Figure scripts:
□ □ □ □

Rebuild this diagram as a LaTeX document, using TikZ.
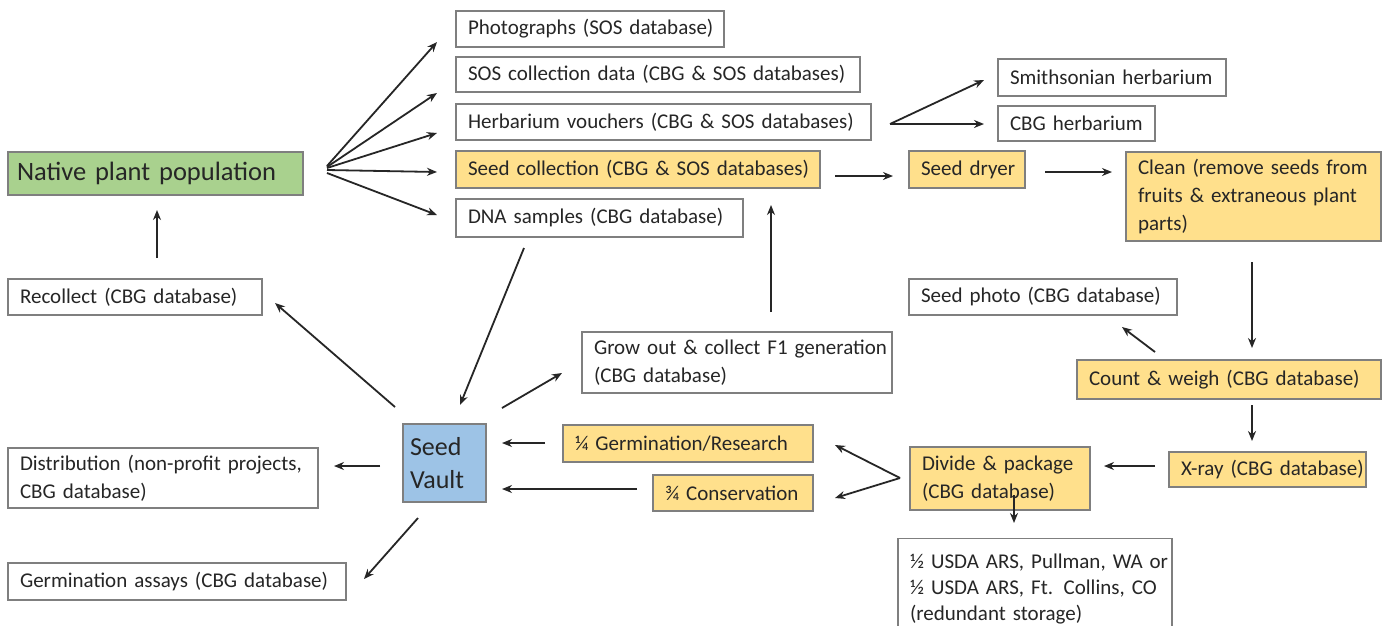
\documentclass[tikz,border=0pt]{standalone}
\usepackage{fontspec}
\setmainfont[WordSpace=0.8]{Carlito}
\usetikzlibrary{arrows.meta}
\definecolor{bordergray}{HTML}{7F7F7F}
\definecolor{gold}{HTML}{FFE08C}
\definecolor{leaf}{HTML}{A9D18E}
\definecolor{sky}{HTML}{9DC3E6}
\definecolor{ink}{HTML}{262626}
\tikzset{
  box/.style={draw=bordergray, line width=1.3pt, fill=white, text=ink, inner sep=0pt,
    font=\fontsize{21}{28}\selectfont, align=left},
  ybox/.style={box, fill=gold},
  arr/.style={draw=black!85, line width=1.8pt, -{Stealth[length=10pt,width=8pt]}},
}
\newcommand{\bx}[7]{% style, name, cx, cy, w, h, text (one line)
  \node[#1, minimum width=#5pt, minimum height=#6pt, text width=#5pt-24pt] (#2) at (#3,#4) {\mbox{#7}};}
\newcommand{\bxm}[7]{% style, name, cx, cy, w, h, text (lines in \mbox)
  \node[#1, minimum width=#5pt, minimum height=#6pt, text width=#5pt-24pt] (#2) at (#3,#4) {#7};}
\begin{document}
\begin{tikzpicture}[x=1pt,y=-1pt]
\clip (0,0) rectangle (1385,625);
\fill[white] (0,0) rectangle (1385,625);
% boxes
\bx{box}{photo}{590}{29}{268}{36}{Photographs (SOS database)}
\bx{box}{sosdata}{658}{74.5}{404}{35}{SOS collection data (CBG \& SOS databases)}
\bx{box}{herb}{663.5}{122}{415}{36}{Herbarium vouchers (CBG \& SOS databases)}
\bx{ybox}{seedcol}{638}{169.5}{364}{37}{Seed collection (CBG \& SOS databases)}
\bx{box}{dna}{599.5}{218}{287}{38}{DNA samples (CBG database)}
\node[box, fill=leaf, minimum width=295pt, minimum height=43pt, text width=277pt,
  font=\fontsize{26.5}{30}\selectfont] (native) at (155.5,173.5) {\mbox{Native plant population}};
\bx{box}{recollect}{135}{297}{254}{36}{Recollect (CBG database)}
\bx{box}{smith}{1112}{77.5}{228}{37}{Smithsonian herbarium}
\bx{box}{cbgherb}{1076.5}{123.5}{157}{35}{CBG herbarium}
\bx{ybox}{dryer}{967}{169.5}{116}{37}{Seed dryer}
\bxm{ybox}{clean}{1253.5}{196.5}{255}{89}{\mbox{Clean (remove seeds from}\\\mbox{fruits \& extraneous plant}\\\mbox{parts)}}
\bx{box}{photo2}{1043}{297}{268}{36}{Seed photo (CBG database)}
\bxm{box}{grow}{737}{362.5}{310}{61}{\mbox{Grow out \& collect F1 generation}\\\mbox{(CBG database)}}
\bx{ybox}{count}{1229}{379.5}{304}{39}{Count \& weigh (CBG database)}
\node[box, fill=sky, minimum width=83pt, minimum height=78pt, text width=69pt,
  font=\fontsize{26}{33}\selectfont] (vault) at (444.5,463) {Seed\\Vault};
\bx{ybox}{germ}{688}{443.5}{250}{37}{¼ Germination/Research}
\bx{ybox}{cons}{733}{493}{160}{36}{¾ Conservation}
\bxm{ybox}{divide}{1000}{478.5}{180}{63}{\mbox{Divide \& package}\\\mbox{(CBG database)}}
\bx{ybox}{xray}{1267.5}{469.5}{197}{35}{X-ray (CBG database)}
\bxm{box}{distrib}{163}{478}{310}{60}{\mbox{Distribution (non-profit projects,}\\\mbox{CBG database)}}
\bx{box}{gassay}{177}{581.5}{338}{37}{Germination assays (CBG database)}
\node[box, minimum width=274pt, minimum height=100pt, text width=250pt, anchor=north,
  font=\fontsize{21}{26}\selectfont]
  (usda) at (1035,538) {\rule{0pt}{12pt}\mbox{½ USDA ARS, Pullman, WA or}\\\mbox{½ USDA ARS, Ft. Collins, CO}\\\mbox{(redundant storage)}\\[20pt]};
% connectors
\draw[arr] (327,166) coordinate (n1) -- (437,42) coordinate (p1);
\draw[arr] (327,167) coordinate (n2) -- (437,93) coordinate (p2);
\draw[arr] (327,168) coordinate (n3) -- (437,133) coordinate (p3);
\draw[arr] (327,170) coordinate (n4) -- (437,172) coordinate (p4);
\draw[arr] (327,173) coordinate (n5) -- (437,215) coordinate (p5);
\draw[arr] (890,124) coordinate (h0) -- (984,80) coordinate (h1);
\draw[arr] (h0) -- (984,124) coordinate (h2);
\draw[arr] (835,176) coordinate (s0) -- (893,176) coordinate (s1);
\draw[arr] (1045,172) coordinate (d0) -- (1112,172) coordinate (d1);
\draw[arr] (1252,262) coordinate (c0) -- (1252,348) coordinate (c1);
\draw[arr] (1155,352) coordinate (w0) -- (1122,327) coordinate (w1);
\draw[arr] (1252,405) coordinate (w2) -- (1252,441) coordinate (x1);
\draw[arr] (1155,466) coordinate (x0) -- (1104,466) coordinate (v1);
\draw[arr] (900,478) coordinate (v0) -- (835,445) coordinate (g1);
\draw[arr] (v0) -- (835,498) coordinate (k1);
\draw[arr] (1014,495) coordinate (u0) -- (1014,523) coordinate (u1);
\draw[arr] (545,443) coordinate (g0) -- (502,443) coordinate (t1);
\draw[arr] (637,489) coordinate (k0) -- (502,489) coordinate (t2);
\draw[arr] (502,408) coordinate (t3) -- (562,373) coordinate (r1);
\draw[arr] (771,312) coordinate (r0) -- (771,205) coordinate (s2);
\draw[arr] (524,248) coordinate (q0) -- (460,405) coordinate (t4);
\draw[arr] (395,407) coordinate (t5) -- (275,303) coordinate (e1);
\draw[arr] (157,258) coordinate (e0) -- (157,210) coordinate (n0);
\draw[arr] (380,466) coordinate (t6) -- (334,466) coordinate (b1);
\draw[arr] (418,518) coordinate (t7) -- (364,579) coordinate (b2);
\end{tikzpicture}
\end{document}
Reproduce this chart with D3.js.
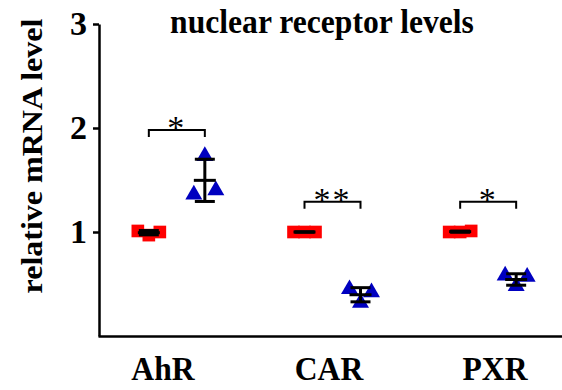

□ □ □ □

- Given problem -
From the records, copy every line that has the string "this" in it.

- Solved problem -
Rebuild this diagram as a LaTeX document, using TikZ.
Reproduce this chart with D3.js.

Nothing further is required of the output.